Señor, no me arrepiento, Tengo necesidad
de hacer lo que prohíbes, de adorar el pecado,
de coronar mi frente con las rosas del juego,
de estrujar en mi boca las palabras más raras,
de arrojarme desnudo sobre rosa y lirios,
de encender luces pérfidas en las noches de mi alma,
de hundir mi carne lúbrica en otras carnes vírgenes,
de entorpecer mi sed con rojeces de vinos,
de labios, de tomentos, de ansias indescifrables;
en fin, Señor, de cada hora que pasa, cada día,
tengo más fiebre adentro, más ardor en la sangre,
y amo todas las cosas con suprema locura:
amo el alba que enciende mi pasión por la vida,
amo el cielo y el mar que me invitan al viaje,
los caminos que se abren temblando de misterio,
las noches consteladas, las nubes vagabundas,
el silencio, la sombra, la infinita grandeza
del amor y del mal, del vértigo profundo,
del repetir la copa llameante del pecado…

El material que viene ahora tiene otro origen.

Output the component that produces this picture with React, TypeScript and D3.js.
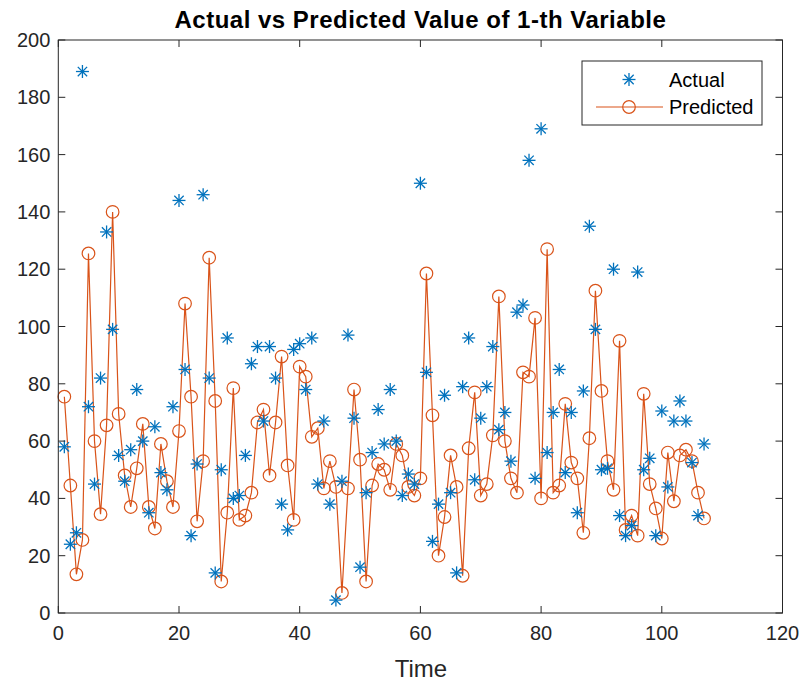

Señor, tengo mi pecho cuajado de serpientes;
no sé qué inmensidades hierven bajo mis sienes.
Hay en el mal un fondo de verdades satánicas.
Me arrastran mis pasiones… No soy sino un esclavo
de las bestias ocultas que dominan mi sangre.
Tan honda es mi tristeza que busco la alegría,
tan hondo mi dolor que busco anonadarme…
Tanta es mi soledad, mi soledad sin nombre
que busco la mujer para arrojarla luego.
Señor, ¿qué larvas roen mi corazón oscuro?
¿qué mar el que se agita, qué mar dentro de mí?